YOUR OBJECTIVE: Starting with the line that contains "Write the Bokeh code for this chart." and stopping after the line that contains "from bokeh.resources import INLINE", output every line exactly as it stands.

EXCERPTED DATA:

^^^^^^^^^^^^^^^^

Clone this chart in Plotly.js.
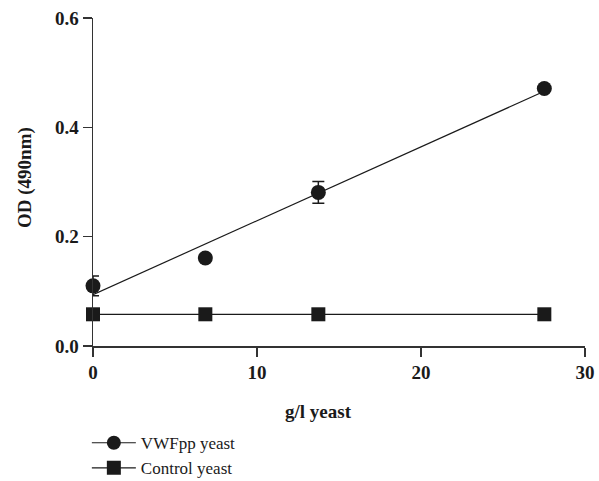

^^^^^^^^^^^^^^^^

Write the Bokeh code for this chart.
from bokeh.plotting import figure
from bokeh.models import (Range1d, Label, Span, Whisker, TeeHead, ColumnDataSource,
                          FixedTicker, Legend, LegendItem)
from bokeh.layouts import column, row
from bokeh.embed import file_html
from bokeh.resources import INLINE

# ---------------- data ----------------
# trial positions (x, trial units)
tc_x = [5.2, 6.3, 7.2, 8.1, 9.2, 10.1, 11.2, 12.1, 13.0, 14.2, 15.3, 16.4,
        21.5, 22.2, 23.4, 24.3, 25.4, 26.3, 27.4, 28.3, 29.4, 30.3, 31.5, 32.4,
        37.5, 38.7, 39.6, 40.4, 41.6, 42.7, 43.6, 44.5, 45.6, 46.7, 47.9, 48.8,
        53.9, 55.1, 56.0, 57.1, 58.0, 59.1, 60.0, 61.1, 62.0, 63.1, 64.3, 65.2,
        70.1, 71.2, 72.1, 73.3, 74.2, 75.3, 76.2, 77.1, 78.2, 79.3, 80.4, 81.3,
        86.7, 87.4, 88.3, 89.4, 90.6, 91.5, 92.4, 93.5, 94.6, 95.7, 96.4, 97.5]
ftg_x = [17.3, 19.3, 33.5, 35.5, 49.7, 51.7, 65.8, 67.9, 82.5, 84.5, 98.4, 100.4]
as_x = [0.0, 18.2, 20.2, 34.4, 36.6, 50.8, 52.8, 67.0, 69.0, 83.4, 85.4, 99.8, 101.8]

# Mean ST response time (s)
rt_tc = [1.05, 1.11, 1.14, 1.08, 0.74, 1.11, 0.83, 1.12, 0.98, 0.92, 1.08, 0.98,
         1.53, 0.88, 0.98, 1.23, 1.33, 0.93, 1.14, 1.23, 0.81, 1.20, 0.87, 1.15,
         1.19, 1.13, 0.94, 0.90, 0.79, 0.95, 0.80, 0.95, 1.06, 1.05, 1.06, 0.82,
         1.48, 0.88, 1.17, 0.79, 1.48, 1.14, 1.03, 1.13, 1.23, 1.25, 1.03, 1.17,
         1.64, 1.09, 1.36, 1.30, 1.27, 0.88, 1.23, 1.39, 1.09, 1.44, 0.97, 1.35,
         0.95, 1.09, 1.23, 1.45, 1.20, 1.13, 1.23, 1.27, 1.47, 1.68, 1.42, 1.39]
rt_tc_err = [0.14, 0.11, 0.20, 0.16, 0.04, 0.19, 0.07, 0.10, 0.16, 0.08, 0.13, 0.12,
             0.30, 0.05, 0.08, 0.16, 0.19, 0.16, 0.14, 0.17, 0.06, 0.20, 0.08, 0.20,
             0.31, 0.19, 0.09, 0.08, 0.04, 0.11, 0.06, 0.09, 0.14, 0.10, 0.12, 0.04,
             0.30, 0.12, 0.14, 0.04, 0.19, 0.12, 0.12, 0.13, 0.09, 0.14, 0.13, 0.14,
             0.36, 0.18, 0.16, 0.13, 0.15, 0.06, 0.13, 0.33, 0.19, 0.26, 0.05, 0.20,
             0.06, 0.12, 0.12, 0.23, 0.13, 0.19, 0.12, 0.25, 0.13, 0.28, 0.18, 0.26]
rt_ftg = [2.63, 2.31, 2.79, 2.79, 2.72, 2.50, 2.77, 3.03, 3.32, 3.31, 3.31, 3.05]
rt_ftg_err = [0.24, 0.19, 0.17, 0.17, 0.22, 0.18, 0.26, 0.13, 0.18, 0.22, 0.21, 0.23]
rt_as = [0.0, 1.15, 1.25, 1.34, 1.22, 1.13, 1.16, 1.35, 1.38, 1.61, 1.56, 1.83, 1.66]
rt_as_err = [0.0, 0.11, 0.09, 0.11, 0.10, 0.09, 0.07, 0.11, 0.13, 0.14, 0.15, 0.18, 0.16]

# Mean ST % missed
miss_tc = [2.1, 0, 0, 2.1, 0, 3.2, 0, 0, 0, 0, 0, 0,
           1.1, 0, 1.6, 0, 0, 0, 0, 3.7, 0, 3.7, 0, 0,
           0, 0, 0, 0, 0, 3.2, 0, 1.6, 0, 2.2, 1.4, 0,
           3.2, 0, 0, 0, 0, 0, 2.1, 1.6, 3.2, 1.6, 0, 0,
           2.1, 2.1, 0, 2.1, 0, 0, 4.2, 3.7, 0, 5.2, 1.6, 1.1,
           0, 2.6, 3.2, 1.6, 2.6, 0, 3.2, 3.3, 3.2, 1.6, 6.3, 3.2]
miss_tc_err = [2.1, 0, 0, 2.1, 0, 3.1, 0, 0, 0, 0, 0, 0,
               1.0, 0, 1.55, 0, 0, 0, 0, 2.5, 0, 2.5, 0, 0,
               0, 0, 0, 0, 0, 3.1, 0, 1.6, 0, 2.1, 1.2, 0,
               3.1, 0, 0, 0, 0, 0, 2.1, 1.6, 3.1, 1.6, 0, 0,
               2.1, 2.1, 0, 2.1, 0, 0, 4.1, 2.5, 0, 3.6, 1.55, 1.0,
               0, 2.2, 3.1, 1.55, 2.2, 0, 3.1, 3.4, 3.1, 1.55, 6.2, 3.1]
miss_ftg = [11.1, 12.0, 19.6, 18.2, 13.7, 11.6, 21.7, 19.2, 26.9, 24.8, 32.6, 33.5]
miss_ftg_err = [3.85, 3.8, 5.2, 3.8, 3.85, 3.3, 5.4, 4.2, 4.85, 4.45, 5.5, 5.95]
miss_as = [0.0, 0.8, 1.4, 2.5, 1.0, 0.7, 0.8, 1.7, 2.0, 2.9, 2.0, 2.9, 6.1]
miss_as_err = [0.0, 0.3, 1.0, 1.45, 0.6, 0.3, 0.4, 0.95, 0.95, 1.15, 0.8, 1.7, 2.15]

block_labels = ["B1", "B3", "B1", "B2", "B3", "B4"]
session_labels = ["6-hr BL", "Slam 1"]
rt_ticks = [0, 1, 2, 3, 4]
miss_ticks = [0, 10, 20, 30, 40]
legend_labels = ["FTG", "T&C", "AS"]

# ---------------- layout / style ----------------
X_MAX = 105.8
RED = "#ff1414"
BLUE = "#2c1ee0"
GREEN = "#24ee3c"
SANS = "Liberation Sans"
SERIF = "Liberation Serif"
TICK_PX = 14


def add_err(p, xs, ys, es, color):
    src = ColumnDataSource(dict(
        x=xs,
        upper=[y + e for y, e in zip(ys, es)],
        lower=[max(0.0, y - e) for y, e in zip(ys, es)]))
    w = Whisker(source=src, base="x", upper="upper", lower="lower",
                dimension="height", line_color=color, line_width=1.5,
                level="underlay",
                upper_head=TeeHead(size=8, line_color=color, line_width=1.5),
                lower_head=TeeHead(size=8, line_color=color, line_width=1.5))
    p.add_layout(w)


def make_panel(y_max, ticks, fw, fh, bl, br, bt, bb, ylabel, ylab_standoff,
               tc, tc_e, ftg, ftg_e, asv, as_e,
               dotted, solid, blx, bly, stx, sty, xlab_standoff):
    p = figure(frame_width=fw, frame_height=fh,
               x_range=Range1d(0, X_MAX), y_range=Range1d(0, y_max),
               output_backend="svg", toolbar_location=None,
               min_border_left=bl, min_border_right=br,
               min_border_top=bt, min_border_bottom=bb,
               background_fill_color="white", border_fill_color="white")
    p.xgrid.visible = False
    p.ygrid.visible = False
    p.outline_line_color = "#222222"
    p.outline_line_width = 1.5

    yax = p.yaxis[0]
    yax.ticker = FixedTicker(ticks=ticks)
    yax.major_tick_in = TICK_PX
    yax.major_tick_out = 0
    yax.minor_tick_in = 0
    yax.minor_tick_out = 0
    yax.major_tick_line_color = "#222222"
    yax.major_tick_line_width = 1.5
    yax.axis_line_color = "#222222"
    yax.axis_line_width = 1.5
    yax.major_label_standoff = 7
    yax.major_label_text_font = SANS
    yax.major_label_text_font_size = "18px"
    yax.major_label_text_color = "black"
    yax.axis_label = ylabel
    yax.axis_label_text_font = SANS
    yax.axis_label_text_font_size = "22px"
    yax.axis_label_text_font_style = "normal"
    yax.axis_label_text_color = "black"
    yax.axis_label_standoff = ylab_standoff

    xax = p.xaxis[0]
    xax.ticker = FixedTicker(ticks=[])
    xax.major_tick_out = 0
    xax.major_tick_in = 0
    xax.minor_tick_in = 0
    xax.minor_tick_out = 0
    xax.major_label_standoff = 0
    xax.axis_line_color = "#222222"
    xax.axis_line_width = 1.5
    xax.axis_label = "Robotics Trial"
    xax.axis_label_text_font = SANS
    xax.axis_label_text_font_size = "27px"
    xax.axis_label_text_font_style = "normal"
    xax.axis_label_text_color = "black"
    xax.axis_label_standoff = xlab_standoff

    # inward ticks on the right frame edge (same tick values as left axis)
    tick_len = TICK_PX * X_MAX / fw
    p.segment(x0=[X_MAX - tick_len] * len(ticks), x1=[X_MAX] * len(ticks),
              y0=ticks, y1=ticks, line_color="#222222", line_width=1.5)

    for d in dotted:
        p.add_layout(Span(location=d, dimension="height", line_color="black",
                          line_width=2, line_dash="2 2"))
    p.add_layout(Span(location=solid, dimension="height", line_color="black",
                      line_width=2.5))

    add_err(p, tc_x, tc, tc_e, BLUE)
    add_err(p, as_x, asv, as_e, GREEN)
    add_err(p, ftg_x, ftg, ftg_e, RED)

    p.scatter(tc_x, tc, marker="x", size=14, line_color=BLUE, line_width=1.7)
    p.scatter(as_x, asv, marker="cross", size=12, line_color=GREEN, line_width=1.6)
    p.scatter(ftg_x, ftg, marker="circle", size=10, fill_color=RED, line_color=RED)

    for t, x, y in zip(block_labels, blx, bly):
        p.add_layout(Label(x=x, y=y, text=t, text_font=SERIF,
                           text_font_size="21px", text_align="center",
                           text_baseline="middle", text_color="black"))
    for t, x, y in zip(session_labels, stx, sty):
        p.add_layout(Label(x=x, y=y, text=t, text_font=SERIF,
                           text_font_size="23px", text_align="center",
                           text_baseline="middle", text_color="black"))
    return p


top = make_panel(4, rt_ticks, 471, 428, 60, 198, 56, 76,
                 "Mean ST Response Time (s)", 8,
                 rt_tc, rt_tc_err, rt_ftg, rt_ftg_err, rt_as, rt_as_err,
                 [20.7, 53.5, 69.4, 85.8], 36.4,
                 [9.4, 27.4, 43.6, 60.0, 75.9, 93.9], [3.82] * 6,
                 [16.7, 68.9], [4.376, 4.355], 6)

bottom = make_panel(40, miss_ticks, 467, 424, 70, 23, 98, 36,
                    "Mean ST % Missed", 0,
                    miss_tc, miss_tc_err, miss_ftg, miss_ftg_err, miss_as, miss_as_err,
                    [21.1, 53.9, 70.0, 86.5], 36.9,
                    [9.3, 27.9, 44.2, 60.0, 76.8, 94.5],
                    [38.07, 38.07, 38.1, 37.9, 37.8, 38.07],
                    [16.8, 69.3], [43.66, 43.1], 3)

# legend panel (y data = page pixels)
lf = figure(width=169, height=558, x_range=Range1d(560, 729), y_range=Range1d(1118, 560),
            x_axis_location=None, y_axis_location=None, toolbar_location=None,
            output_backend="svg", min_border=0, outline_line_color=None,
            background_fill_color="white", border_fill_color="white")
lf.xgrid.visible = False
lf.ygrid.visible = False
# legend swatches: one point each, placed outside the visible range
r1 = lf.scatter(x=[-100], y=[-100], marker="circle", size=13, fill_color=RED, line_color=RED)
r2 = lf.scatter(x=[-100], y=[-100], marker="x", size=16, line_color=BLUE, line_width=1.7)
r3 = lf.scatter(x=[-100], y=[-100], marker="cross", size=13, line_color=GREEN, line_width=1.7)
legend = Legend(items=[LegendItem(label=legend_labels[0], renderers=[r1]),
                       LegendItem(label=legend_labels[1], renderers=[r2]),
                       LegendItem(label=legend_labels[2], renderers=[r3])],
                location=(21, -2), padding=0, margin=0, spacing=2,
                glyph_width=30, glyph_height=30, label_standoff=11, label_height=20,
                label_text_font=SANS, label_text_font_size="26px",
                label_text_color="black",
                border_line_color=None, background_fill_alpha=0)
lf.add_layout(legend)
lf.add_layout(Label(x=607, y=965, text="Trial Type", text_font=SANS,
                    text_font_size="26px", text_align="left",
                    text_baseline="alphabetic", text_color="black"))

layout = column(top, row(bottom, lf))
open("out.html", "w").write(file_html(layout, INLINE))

^^^^^^^^^^^^^^^^

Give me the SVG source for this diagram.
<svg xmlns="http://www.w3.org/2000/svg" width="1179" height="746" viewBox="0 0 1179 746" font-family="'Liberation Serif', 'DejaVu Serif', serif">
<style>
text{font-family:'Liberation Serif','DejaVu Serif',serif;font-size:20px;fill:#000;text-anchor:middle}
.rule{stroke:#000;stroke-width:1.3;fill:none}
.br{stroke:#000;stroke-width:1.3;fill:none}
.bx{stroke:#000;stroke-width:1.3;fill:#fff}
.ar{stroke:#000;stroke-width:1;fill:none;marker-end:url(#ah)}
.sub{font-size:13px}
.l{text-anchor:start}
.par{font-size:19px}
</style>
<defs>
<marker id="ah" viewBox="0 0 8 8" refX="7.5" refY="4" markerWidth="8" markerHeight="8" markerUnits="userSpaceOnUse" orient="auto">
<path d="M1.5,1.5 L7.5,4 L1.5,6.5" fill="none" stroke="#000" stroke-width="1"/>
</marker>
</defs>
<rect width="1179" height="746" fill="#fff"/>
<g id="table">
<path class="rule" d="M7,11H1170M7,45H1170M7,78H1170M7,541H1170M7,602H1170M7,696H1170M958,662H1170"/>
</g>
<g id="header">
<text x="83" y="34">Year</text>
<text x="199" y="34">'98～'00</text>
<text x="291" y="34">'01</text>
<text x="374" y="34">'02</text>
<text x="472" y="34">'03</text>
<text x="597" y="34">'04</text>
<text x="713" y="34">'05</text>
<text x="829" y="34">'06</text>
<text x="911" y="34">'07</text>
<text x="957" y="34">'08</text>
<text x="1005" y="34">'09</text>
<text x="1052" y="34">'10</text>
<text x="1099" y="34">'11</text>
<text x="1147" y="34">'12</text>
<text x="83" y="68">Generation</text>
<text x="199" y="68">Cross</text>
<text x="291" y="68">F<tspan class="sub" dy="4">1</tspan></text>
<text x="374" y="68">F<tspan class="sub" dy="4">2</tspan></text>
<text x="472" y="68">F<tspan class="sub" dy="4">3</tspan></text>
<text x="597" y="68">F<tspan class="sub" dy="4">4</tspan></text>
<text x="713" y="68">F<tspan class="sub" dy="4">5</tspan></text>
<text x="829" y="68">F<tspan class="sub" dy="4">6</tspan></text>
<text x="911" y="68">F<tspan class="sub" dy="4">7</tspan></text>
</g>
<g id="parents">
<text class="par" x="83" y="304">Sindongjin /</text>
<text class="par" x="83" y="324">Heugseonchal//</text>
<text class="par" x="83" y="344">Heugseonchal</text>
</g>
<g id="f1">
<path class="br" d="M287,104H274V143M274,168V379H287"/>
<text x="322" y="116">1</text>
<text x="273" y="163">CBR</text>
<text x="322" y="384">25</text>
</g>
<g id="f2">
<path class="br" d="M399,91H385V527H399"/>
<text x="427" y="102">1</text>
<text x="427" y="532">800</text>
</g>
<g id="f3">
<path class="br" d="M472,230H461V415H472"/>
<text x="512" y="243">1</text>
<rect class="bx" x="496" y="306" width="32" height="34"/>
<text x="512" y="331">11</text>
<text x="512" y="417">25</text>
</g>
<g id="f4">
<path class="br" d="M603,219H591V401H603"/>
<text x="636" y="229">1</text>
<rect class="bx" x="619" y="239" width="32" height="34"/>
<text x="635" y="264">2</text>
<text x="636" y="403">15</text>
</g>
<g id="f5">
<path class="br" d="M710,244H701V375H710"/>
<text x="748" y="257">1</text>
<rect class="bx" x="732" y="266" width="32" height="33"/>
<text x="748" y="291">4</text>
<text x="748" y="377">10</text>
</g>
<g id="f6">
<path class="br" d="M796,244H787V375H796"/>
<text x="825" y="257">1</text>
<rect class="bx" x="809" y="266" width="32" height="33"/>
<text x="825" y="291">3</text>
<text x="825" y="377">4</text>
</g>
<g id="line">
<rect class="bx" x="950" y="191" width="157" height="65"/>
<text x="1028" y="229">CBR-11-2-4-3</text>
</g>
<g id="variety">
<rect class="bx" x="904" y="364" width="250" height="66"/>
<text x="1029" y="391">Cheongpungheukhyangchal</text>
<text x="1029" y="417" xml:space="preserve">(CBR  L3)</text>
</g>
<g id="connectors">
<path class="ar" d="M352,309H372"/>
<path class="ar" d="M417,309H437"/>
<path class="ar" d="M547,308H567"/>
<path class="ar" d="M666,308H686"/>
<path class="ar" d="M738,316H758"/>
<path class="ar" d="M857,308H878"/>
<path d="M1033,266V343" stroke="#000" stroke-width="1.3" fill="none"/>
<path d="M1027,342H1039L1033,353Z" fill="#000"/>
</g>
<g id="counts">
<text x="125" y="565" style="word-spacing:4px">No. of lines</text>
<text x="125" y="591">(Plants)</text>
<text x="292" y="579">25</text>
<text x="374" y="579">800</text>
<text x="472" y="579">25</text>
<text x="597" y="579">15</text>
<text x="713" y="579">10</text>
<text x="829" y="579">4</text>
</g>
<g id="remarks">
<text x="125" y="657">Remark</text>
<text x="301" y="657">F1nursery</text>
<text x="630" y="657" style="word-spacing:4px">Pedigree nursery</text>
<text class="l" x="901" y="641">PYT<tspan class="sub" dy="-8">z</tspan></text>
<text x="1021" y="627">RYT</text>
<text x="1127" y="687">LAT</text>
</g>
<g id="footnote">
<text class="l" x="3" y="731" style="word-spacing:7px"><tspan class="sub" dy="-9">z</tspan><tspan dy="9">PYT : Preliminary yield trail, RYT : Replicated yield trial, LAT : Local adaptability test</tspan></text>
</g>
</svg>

^^^^^^^^^^^^^^^^

REPLY:
Write the Bokeh code for this chart.
from bokeh.plotting import figure
from bokeh.models import (Range1d, Label, Span, Whisker, TeeHead, ColumnDataSource,
                          FixedTicker, Legend, LegendItem)
from bokeh.layouts import column, row
from bokeh.embed import file_html
from bokeh.resources import INLINE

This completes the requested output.